Oddly enough, the word was first used in American politics to attack a rival of President Andrew Jackson, and later used by Democrats against a Republican Speaker of the House. Back then, when Czar Nicholas I was still in power, the phrase carried a significant amount of baggage. Today, it still does.

So here’s where the issue of branding comes in: as long as the American public is still subconsciously connecting Presidential advisers on drugs, climate change and urban affairs with a Russian leader who died in 1855, the White House is going to have a tough haul.

Politico notes that there are more than 30 ‘czars’ in this administration. We have an AIDS czar, a California water czar, a Great Lakes czar and even a Sudan czar.

But in official policy, the White House does not refer to these advisers like that.
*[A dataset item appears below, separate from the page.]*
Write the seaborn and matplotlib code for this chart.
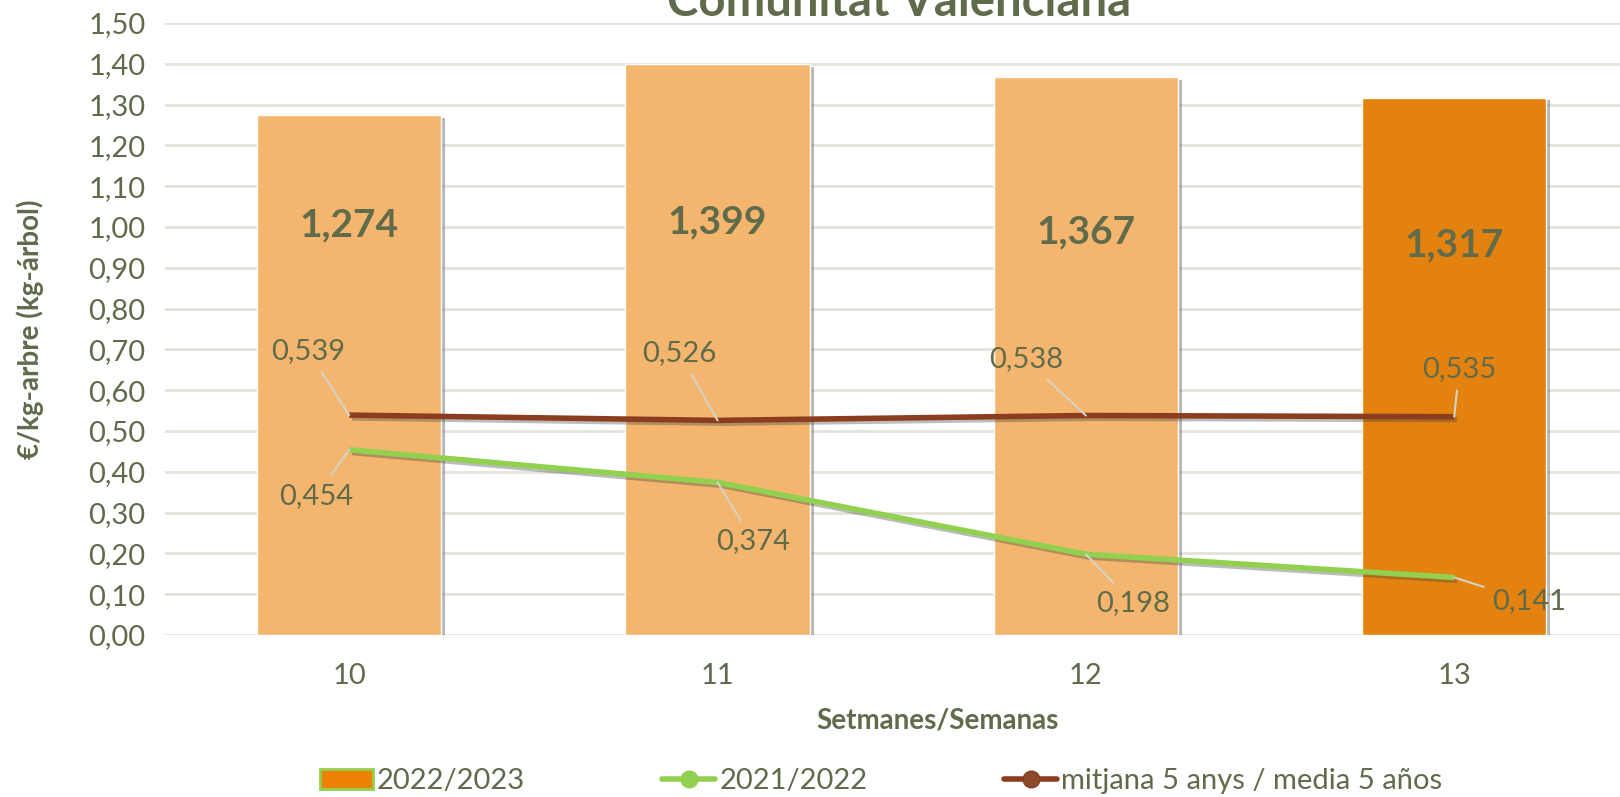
import matplotlib
matplotlib.use("Agg")
import matplotlib.pyplot as plt
import matplotlib.patheffects as pe
from matplotlib.lines import Line2D
from matplotlib.patches import Patch
from matplotlib.ticker import FuncFormatter
import seaborn as sns
import numpy as np

# Data
weeks = ["10", "11", "12", "13"]
season_2223 = [1.274, 1.399, 1.367, 1.317]
season_2122 = [0.454, 0.374, 0.198, 0.141]
mean_5y = [0.539, 0.526, 0.538, 0.535]

# Label placement (pixel offsets from the point)
mean_offsets = [(-41, 64), (-38, 67), (-60, 56), (5, 48)]
green_offsets = [(-33, -46), (36, -59), (47, -49), (75, -24)]
bar_label_y = [1.005, 1.012, 0.988, 0.956]

TEXT = "#5F6B4B"
LIGHT_BAR = "#F4B56E"
DARK_BAR = "#E4820F"
GREEN = "#92D050"
BROWN = "#8B3E1F"
LEADER = "#D3D3C6"

sns.set_theme(style="white")
plt.rcParams["font.family"] = ["Lato", "DejaVu Sans"]


def fmt(v, digits):
    return f"{v:.{digits}f}".replace(".", ",")


fig = plt.figure(figsize=(16.2, 7.97), dpi=100)
ax = fig.add_axes([165 / 1620, 162 / 797, 1 - 165 / 1620, 612 / 797])

bar_colors = [LIGHT_BAR, LIGHT_BAR, LIGHT_BAR, DARK_BAR]
sns.barplot(x=weeks, y=season_2223, hue=weeks, palette=bar_colors, width=0.5,
            saturation=1, legend=False, ax=ax, zorder=2)
for patch in ax.patches:
    patch.set_path_effects([pe.SimplePatchShadow(offset=(3, -2), shadow_rgbFace="#707070", alpha=0.5),
                            pe.Normal()])

xs = np.arange(len(weeks))
line_shadow = [pe.SimpleLineShadow(offset=(2, -2), shadow_color="#404040", alpha=0.35), pe.Normal()]
ax.plot(xs, season_2122, color=GREEN, lw=4, zorder=3, path_effects=line_shadow, solid_capstyle="butt")
ax.plot(xs, mean_5y, color=BROWN, lw=4, zorder=3, path_effects=line_shadow, solid_capstyle="butt")

# bar value labels
for x, v, ly in zip(xs, season_2223, bar_label_y):
    ax.text(x, ly, fmt(v, 3), ha="center", va="center", fontsize=28,
            fontweight="bold", color=TEXT, zorder=5)

# line value labels with leader lines
for vals, offs in ((mean_5y, mean_offsets), (season_2122, green_offsets)):
    for x, v, (dx, dy) in zip(xs, vals, offs):
        ax.annotate(fmt(v, 3), xy=(x, v), xytext=(dx, dy), textcoords="offset pixels",
                    ha="center", va="center", fontsize=21, color=TEXT, zorder=6,
                    arrowprops=dict(arrowstyle="-", color=LEADER, lw=1.5,
                                    shrinkA=4, shrinkB=0))

ax.set_ylim(0, 1.5)
ax.set_xlim(-0.5, 3.45)
ax.set_yticks(np.arange(0, 1.51, 0.1))
ax.yaxis.set_major_formatter(FuncFormatter(lambda v, p: fmt(v, 2)))
ax.grid(axis="y", color="#E3E3DC", lw=2, zorder=0)
ax.set_axisbelow(True)
for s in ax.spines.values():
    s.set_visible(False)
ax.tick_params(axis="y", length=0, pad=14, labelsize=21, labelcolor=TEXT)
ax.tick_params(axis="x", length=0, pad=20, labelsize=21, labelcolor=TEXT)

ax.set_xlabel("Setmanes/Semanas", fontsize=20, fontweight="bold", color=TEXT)
ax.xaxis.set_label_coords(0.531, -0.118)
ax.set_ylabel("€/kg-arbre (kg-árbol)", fontsize=20, fontweight="bold", color=TEXT)
ax.yaxis.set_label_coords(-0.083, 0.5)

# title sits partly above the canvas, as in the source image
fig.text(899 / 1620, 0.997, "Comunitat Valenciana", ha="center", va="center",
         fontsize=34, fontweight="bold", color=TEXT)

handles = [
    Patch(facecolor="#EE8204", edgecolor=GREEN, lw=2),
    Line2D([], [], color=GREEN, lw=4, marker="o", markersize=12),
    Line2D([], [], color=BROWN, lw=4, marker="o", markersize=12, markerfacecolor="#8B4A2B"),
]
labels = ["2022/2023", "2021/2022", "mitjana 5 anys / media 5 años"]
fig.legend(handles, labels, loc="center", bbox_to_anchor=(0.544, 0.02), ncol=3,
           frameon=False, fontsize=21, labelcolor=TEXT, columnspacing=4.7,
           handlelength=1.8, handletextpad=0.15)

fig.savefig("out.png", dpi=100)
In speeches, Obama refers to the Sudan czar as Scott Gration, a Special Envoy to Sudan. And the AIDS czar is Jeffery S. Crowley, Director of Office of National AIDS Policy.

But reporters — who don’t really have time to explain to Americans in a 45 second live shot what a special envoy does or where Sudan is — have taken these jobs out of context. From a journalist’s perspective, we’ve caused harm by not explaining who these men and women are or what they do, and it’s the reason why I’m seeing women in El Paso scream out, “I’m here because I love my country. I want to take it back from Obama and his czars!”

Had the White House tried to accurately label their advisers — and make sure that the media reported about them as such — I’d imagine we wouldn’t see revved-up west Texans yelling things like, “I want to take back this country from Obama and his team of mid-level, non-Cabinet policy advisers with no formal budgetary control!”

The White House hasn’t helped their cause. In official releases, they use the formal titles. But during press conferences, White House press secretary Robert Gibbs does slip into informal terms. Prompted by a query about the drug czar, he’ll respond, “Let me address the czar question for a minute.” Or the President, while talking about how he’ll hold his advisers accountable, will mention, “Well, the goal of the border czar is to….”

There’s an easy way for the President’s team to fix this: they need to choose their words carefully. If the media isn’t going to responsibly label non-Cabinet officials — and the onus is on us journalists to do so — then it’s up to the White House to correct reporters. This isn’t spin control; it’s simply an exercise in logic.

Right now, due to poor branding, the White House is letting a Russian leader who’s been dead since the Civil War affect policy decisions. That seems odd.

❡❡❡

Post-script: Turns out that right after Jones took the job, he actually sent out an email saying, “I am not going to be any kind of ‘Czar.'” Guess that didn’t work.